Our crems have, it turns out, addressed the environmental and economic issues. A few years back Wandsworth borough council proposed the model of a central crematorium serving several satellite ceremony spaces. The idea was that neighbouring local authorities could decommission their underused cremators and send their bodies over to a really efficient plant for incineration. The proposal foundered. Local authorities, it seems, take too much local pride in their crems to give them up. How would the idea have been greeted by users? Perceptions were never tested.

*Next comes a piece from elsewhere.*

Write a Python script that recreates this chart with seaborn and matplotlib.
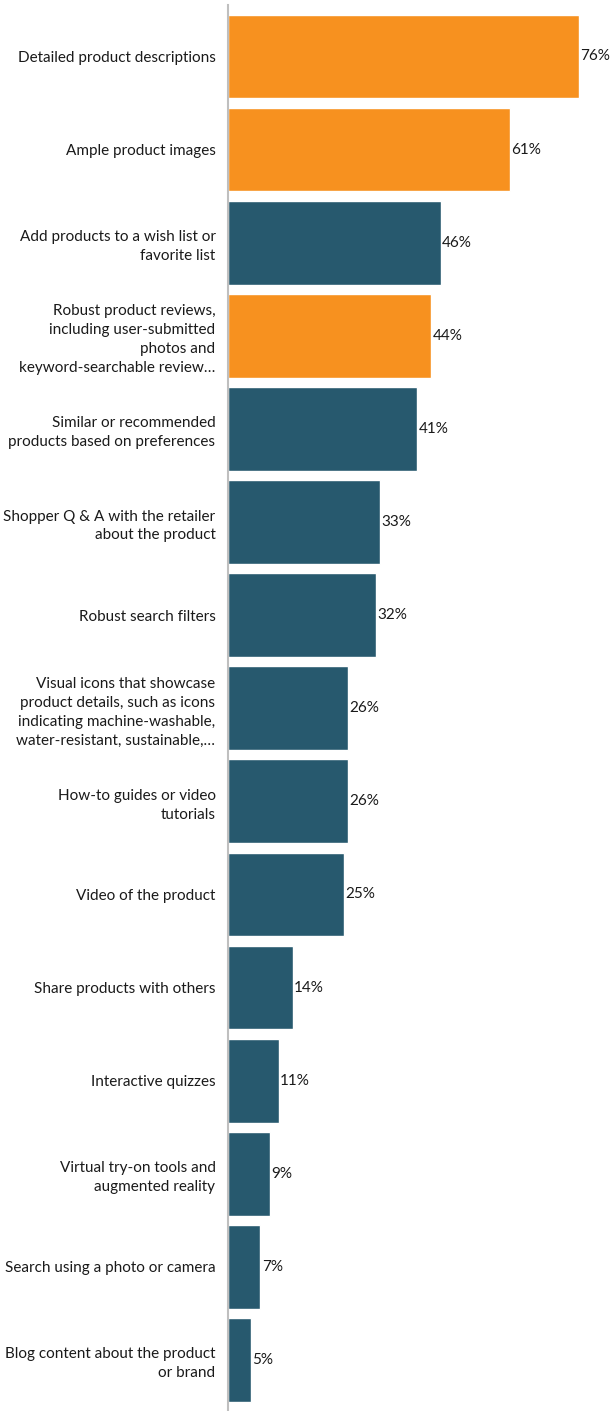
import matplotlib
matplotlib.use("Agg")
import matplotlib.pyplot as plt
import seaborn as sns
import pandas as pd

categories = [
    "Detailed product descriptions",
    "Ample product images",
    "Add products to a wish list or\nfavorite list",
    "Robust product reviews,\nincluding user-submitted\nphotos and\nkeyword-searchable review\u2026",
    "Similar or recommended\nproducts based on preferences",
    "Shopper Q & A with the retailer\nabout the product",
    "Robust search filters",
    "Visual icons that showcase\nproduct details, such as icons\nindicating machine-washable,\nwater-resistant, sustainable,\u2026",
    "How-to guides or video\ntutorials",
    "Video of the product",
    "Share products with others",
    "Interactive quizzes",
    "Virtual try-on tools and\naugmented reality",
    "Search using a photo or camera",
    "Blog content about the product\nor brand",
]
values = [76, 61, 46, 44, 41, 33, 32, 26, 26, 25, 14, 11, 9, 7, 5]
highlight = [True, True, False, True, False, False, False, False, False, False, False, False, False, False, False]

ORANGE = "#F7911F"
TEAL = "#27596E"
TEXT = "#1A1A1A"

df = pd.DataFrame({"feature": categories, "share": values, "hl": highlight})
palette = {c: (ORANGE if h else TEAL) for c, h in zip(categories, highlight)}

sns.set_theme(style="white")
plt.rcParams["font.family"] = ["Lato", "DejaVu Sans"]

fig = plt.figure(figsize=(6.13, 14.11), dpi=100)
ax = fig.add_axes([228 / 613, 0, 385 / 613, 1406 / 1411])

sns.barplot(data=df, x="share", y="feature", hue="feature", palette=palette,
            orient="h", width=0.9, legend=False, ax=ax, saturation=1)

ax.set_xlim(0, 385 / 4.62)
ax.set_ylim(14.548, -0.553)
ax.set_xlabel("")
ax.set_ylabel("")
ax.set_xticks([])
ax.tick_params(axis="y", length=0, pad=9, labelsize=11, labelcolor=TEXT)
for lbl in ax.get_yticklabels():
    lbl.set_linespacing(1.45)

for s in ["top", "right", "bottom"]:
    ax.spines[s].set_visible(False)
ax.spines["left"].set_color("#BFBFBF")
ax.spines["left"].set_linewidth(1.5)

for i, v in enumerate(values):
    ax.annotate(f"{v}%", xy=(v, i), xytext=(1, 0), textcoords="offset points",
                va="center", ha="left", fontsize=11, color=TEXT)

fig.savefig("out.png", dpi=100)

To get back to the main question. Could a private entrepreneur build a crematorium to serve the direct cremation market? It seems there would be no legal hurdle. Mr Morris reckons that securing the Secretary of State’s approval would be no problem. What would be harder, much harder, would be getting planning permission. In the US and Canada a great many crematories are built in industrial parks. That might not go down so well over here. In any case, there isn’t enough of a market for it yet.

But will people grow weary of schlepping joylessly to the crem for their funerals? Will a significant number begin to question the value of having the body at the funeral? Will they begin to opt, as so many do in North America, for a celebratory memorial service held at a more congenial venue with (optional) just the ashes present?

I see no reason why not. In the meantime, the model of a central crematorium serving several satellite ceremony spaces is an idea well worth revisiting. Public opinion should be tested.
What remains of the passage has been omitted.